Светлый фон

Прежде всего, среди формалистов довольно много неудачников из начинавших поэтов. ‹…› Испробовав некогда силы на поэтическом поприще и увидев, что дело безнадежно, люди порой с особым жаром принимаются за изучение поэтической механики: ими владеет вполне понятная надежда добраться-таки, наконец, до “секрета”, узнать, “в чем тут дело”, почему их собственная поэзия не удалась. ‹…›

Второй разряд составляют фанатические филологи, патриоты филологии. Как им не прилепиться душой к формализму? Ведь их дисциплину, по природе своей вспомогательную, формализм кладет во главу угла. ‹…›

Третья группа формалистов – люди, тяготеющие к анализу ради анализа, чувствующие себя уютно и прочно, пока дело ограничивается “строго научной” “констатацией фактов”, люди подсчета и регистрации, лишенные способности к творчеству и обобщению, боящиеся всякой живой и самостоятельной мысли. ‹…›

К ним примыкают четвертые, понуждаемые к формализму не склонностью, но обстоятельствами. Это те, кто неминуемо подвергся бы преследованиям со стороны большевиков, если бы вздумал высказать свои мысли. Формализм позволяет им заниматься подсчетом и наблюдением, уклоняясь от обобщений и выводов[658].

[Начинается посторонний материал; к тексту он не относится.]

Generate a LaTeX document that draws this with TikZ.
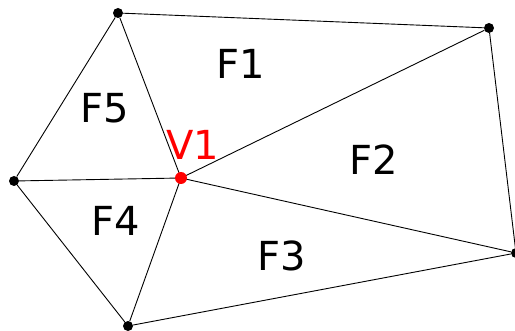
\documentclass[tikz,border=0pt]{standalone}
\usepackage{fontspec}
\setmainfont{DejaVu Sans}
\begin{document}
\begin{tikzpicture}[x=1pt,y=-1pt,
  vtx/.style={circle,fill=black,inner sep=0pt,minimum size=10pt},
  lbl/.style={font=\fontsize{40}{40}\selectfont,inner sep=0pt},
  edge/.style={line width=0.9pt}]
\useasboundingbox (0,0) rectangle (515,331);
\node[vtx] (T) at (118,13) {};
\node[vtx] (TR) at (489,28) {};
\node[vtx] (R) at (516,253) {};
\node[vtx] (B) at (128,326) {};
\node[vtx] (L) at (14,181) {};
\coordinate (Cc) at (181,178);
\draw[edge] (T) -- (TR) -- (R) -- (B) -- (L) -- (T);
\foreach \p in {T,TR,R,B,L} \draw[edge] (Cc) -- (\p);
\node[circle,fill=red,inner sep=0pt,minimum size=12pt] (C) at (Cc) {};
\node[lbl] (f1) at (241,64) {F1};
\node[lbl] (f5) at (105,108) {F5};
\node[lbl] (f2) at (374,160) {F2};
\node[lbl] (f4) at (116,221) {F4};
\node[lbl] (f3) at (282,256) {F3};
\node[lbl,text=red] (v1) at (193,145) {V1};
\end{tikzpicture}
\end{document}
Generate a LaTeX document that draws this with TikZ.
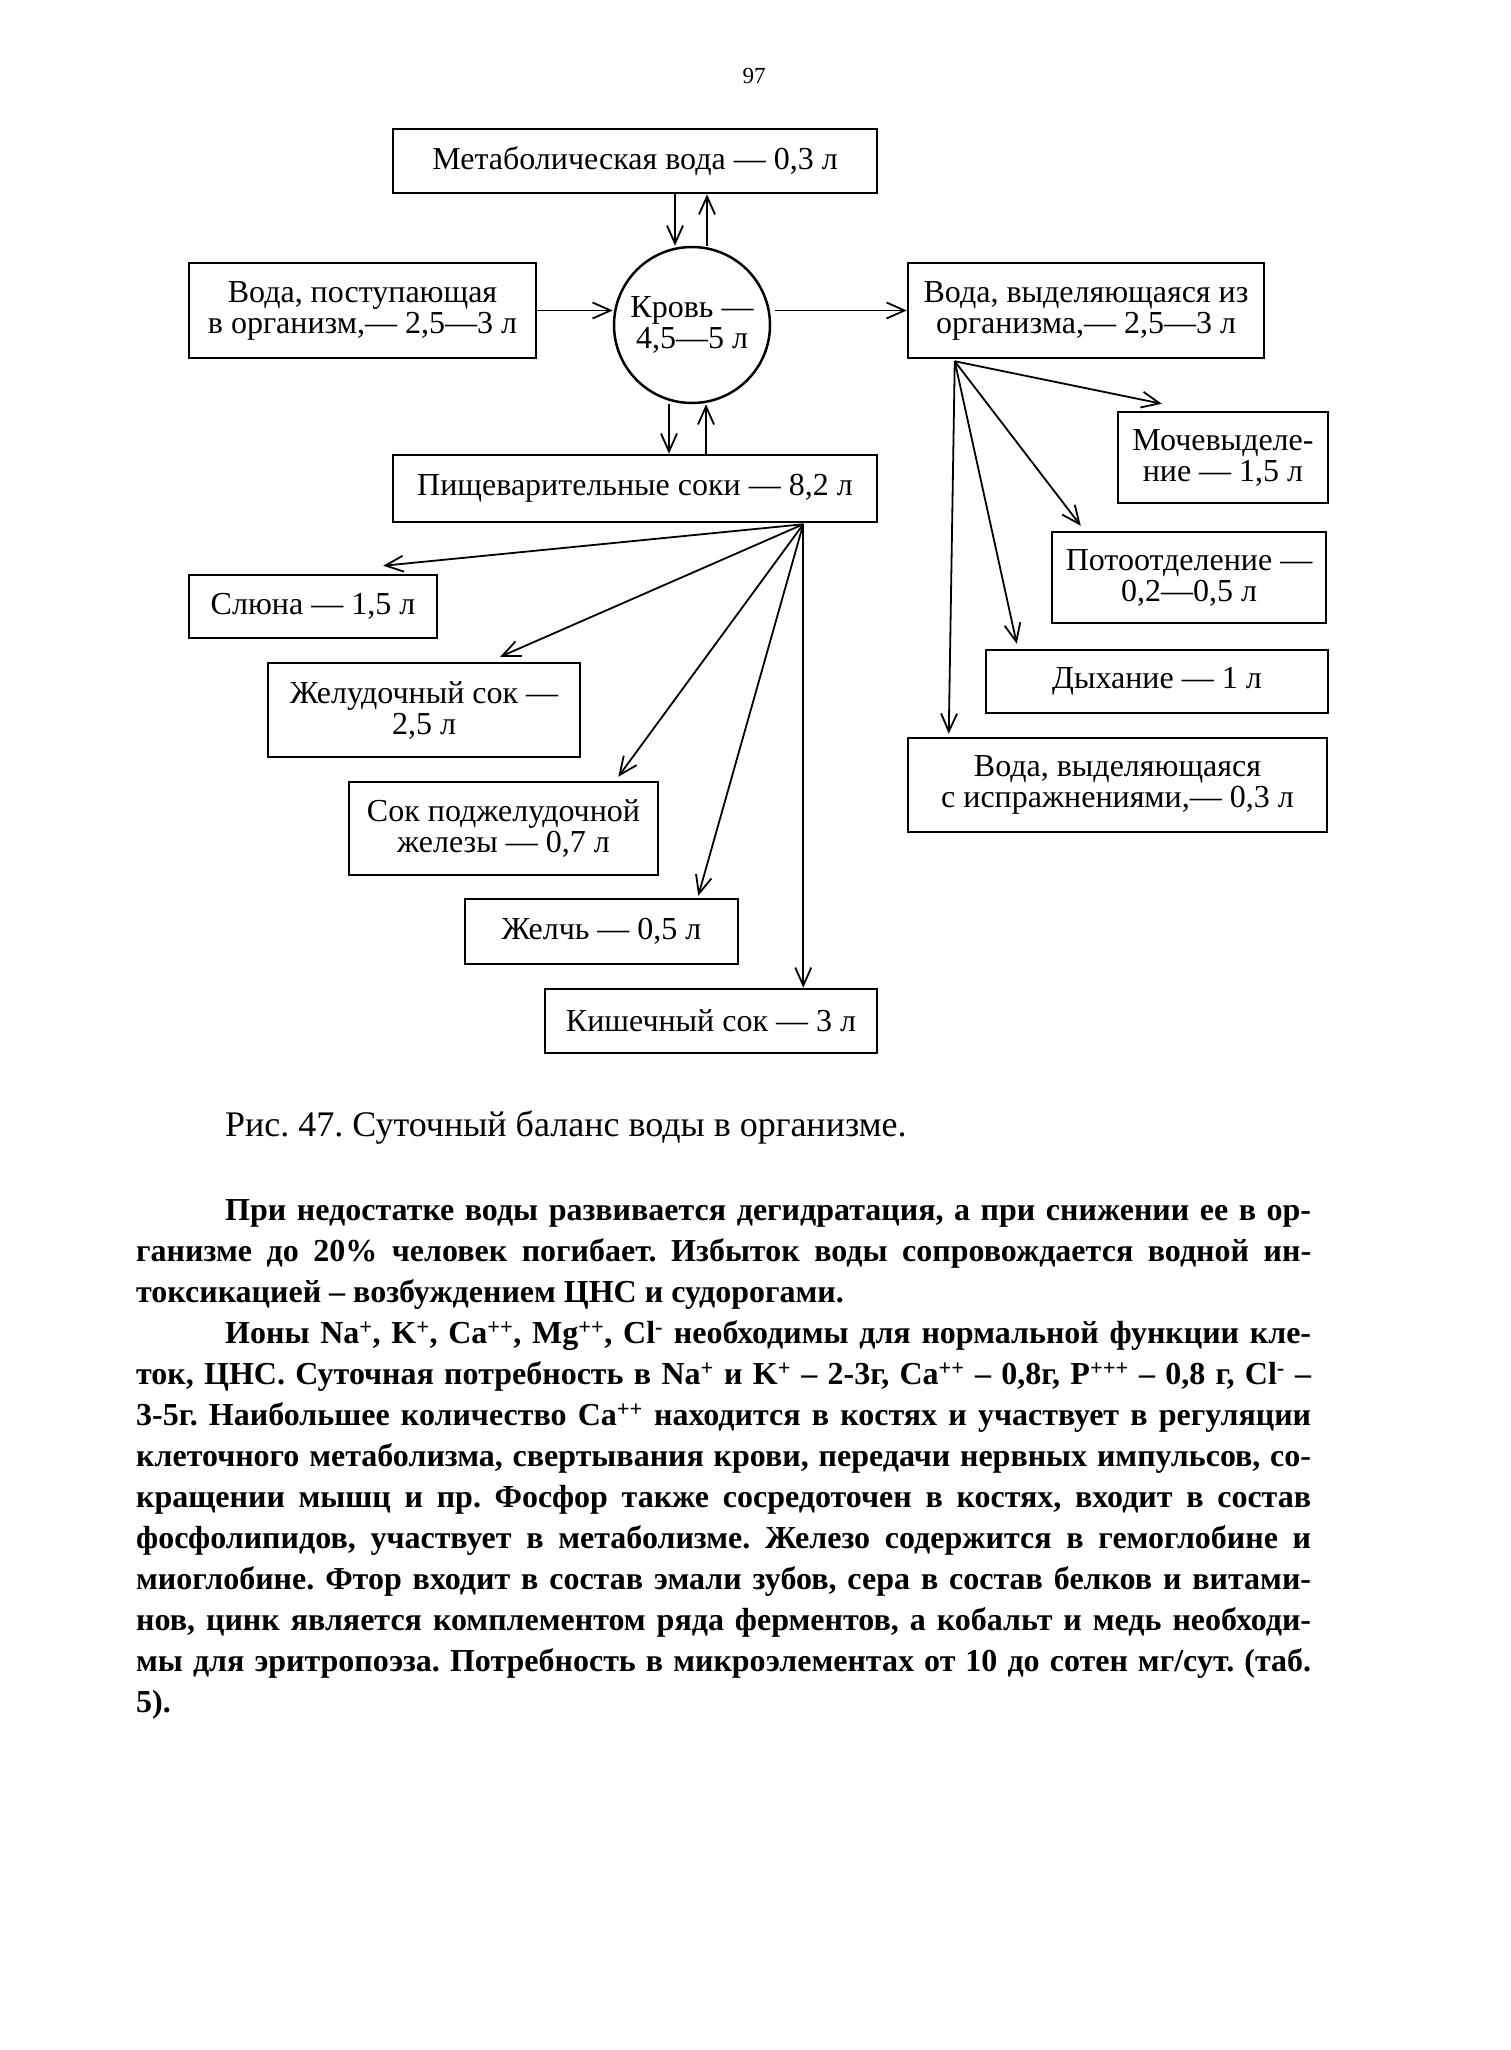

К сожалению, Ходасевич не может удержаться от того, чтобы не упомянуть о пятой, якобы существующей, категории формалистов: “Те, кто вместе с большевиками имеет ту или иную причину ненавидеть весь смысл и духовный склад русской литературы. Они быстро поняли, что игнорация содержания, замалчивание и отстранение «темы» – отличный способ для планомерного искоренения этого духа из народной памяти”. Эта эмигрантская риторика была особенно неуместна в то время, когда адепты формального метода подвергались в СССР яростной травле.

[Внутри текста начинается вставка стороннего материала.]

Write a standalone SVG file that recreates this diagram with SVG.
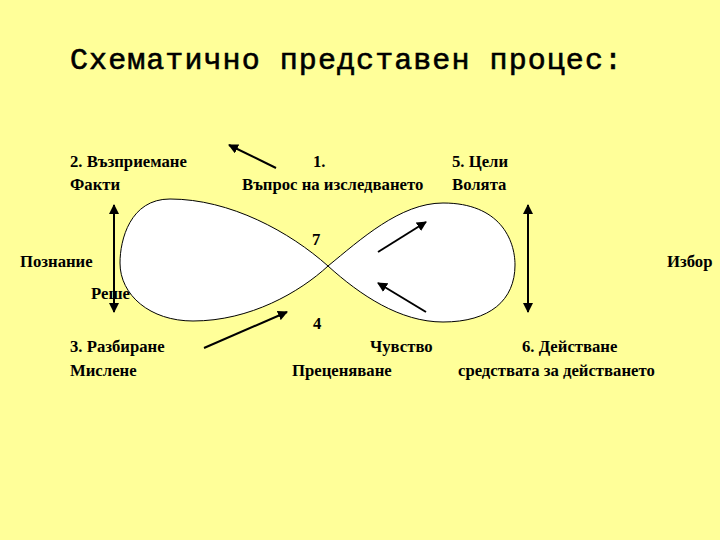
<svg xmlns="http://www.w3.org/2000/svg" width="720" height="540" viewBox="0 0 720 540">
<defs>
<style>
.t{font-family:"Liberation Serif","Times New Roman",serif;font-weight:bold;font-size:16.7px;fill:#000}
.title{font-family:"Liberation Mono","Courier New",monospace;font-size:30px;fill:#000;stroke:#000;stroke-width:0.6}
.a{stroke:#000;stroke-width:2;fill:none}
</style>
<marker id="ah" viewBox="0 0 10 10" refX="9" refY="5" markerWidth="5" markerHeight="5" orient="auto-start-reverse">
<path d="M0,0 L10,5 L0,10 Z" fill="#000"/>
</marker>
</defs>
<rect width="720" height="540" fill="#FFFF99"/>
<text class="title" x="70" y="69" textLength="552">Схематично представен процес:</text>
<g id="label-reshenie"><text class="t" x="91" y="299">Реше</text></g>
<g id="infinity">
<path d="M328,266 C360,240 400,203 443,203 C500,203 515,240 515,265 C515,300 490,322 443,322 C400,322 360,295 328,266 C290,232 230,199 170,199 C130,199 120,240 120,263 C120,295 150,321 193,321 C250,321 300,292 328,266 Z" fill="#fff" stroke="#000" stroke-width="1"/>
</g>
<g id="connectors">
<line class="a" x1="276" y1="168" x2="229" y2="145" marker-end="url(#ah)"/>
<line class="a" x1="114" y1="205" x2="114" y2="312" marker-start="url(#ah)" marker-end="url(#ah)"/>
<line class="a" x1="378" y1="252" x2="426" y2="222" marker-end="url(#ah)"/>
<line class="a" x1="528" y1="205" x2="528" y2="312" marker-start="url(#ah)" marker-end="url(#ah)"/>
<line class="a" x1="426" y1="312" x2="378" y2="283" marker-end="url(#ah)"/>
<line class="a" x1="204" y1="348" x2="287" y2="312" marker-end="url(#ah)"/>
</g>
<g id="n2"><text class="t" x="70" y="167">2. Възприемане</text><text class="t" x="70" y="190">Факти</text></g>
<g id="n1"><text class="t" x="313" y="167">1.</text><text class="t" x="242" y="190">Въпрос на изследването</text></g>
<g id="n5"><text class="t" x="452" y="167">5. Цели</text><text class="t" x="452" y="190">Волята</text></g>
<g id="n7"><text class="t" x="312" y="245">7</text></g>
<g id="n-poznanie"><text class="t" x="20" y="267">Познание</text></g>
<g id="n-izbor"><text class="t" x="667" y="267">Избор</text></g>
<g id="n4"><text class="t" x="313" y="329">4</text></g>
<g id="n3"><text class="t" x="70" y="352">3. Разбиране</text><text class="t" x="70" y="376">Мислене</text></g>
<g id="n-chuvstvo"><text class="t" x="370" y="352">Чувство</text><text class="t" x="292" y="376">Преценяване</text></g>
<g id="n6"><text class="t" x="522" y="352">6. Действане</text><text class="t" x="458" y="376">средствата за действането</text></g>
</svg>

В этой статье сошлись две линии литературно-критической и публицистической деятельности Ходасевича в конце 1920-х начале 1930-х годов. Первая – историко-литературная. Поразительно то, какое место в ориентированном на эмигрантскую массу “Возрождении” уделялось прошлому российской словесности. Только в 1927 году Ходасевич напечатал в газете статью к юбилею смерти Дмитрия Веневитинова, не самого крупного из поэтов пушкинской поры[659], четыре статьи собственно о Пушкине (“Обывательский Пушкин”, “Классовое самосознание Пушкина”, “Забытое стихотворение Пушкина”, “Вокруг Пушкина”) и одну – о Мицкевиче (“Конрад Валленрод”). Некоторые из его пушкиноведческих статей этой и позднейшей поры могли быть интересны газетной аудитории – те, где шла речь о романах и дуэлях поэта, о его увлечении карточной игрой (о “Пушкине, известном банкомете”, Ходасевич, сам игрок, мог писать со знанием дела). Сюда же можно добавить и юбилейные статьи – такие, как “Щастливый Вяземский”[660]. Но часто Ходасевич обсуждал на газетных страницах темы узкоспециальные. Редакция не возражала.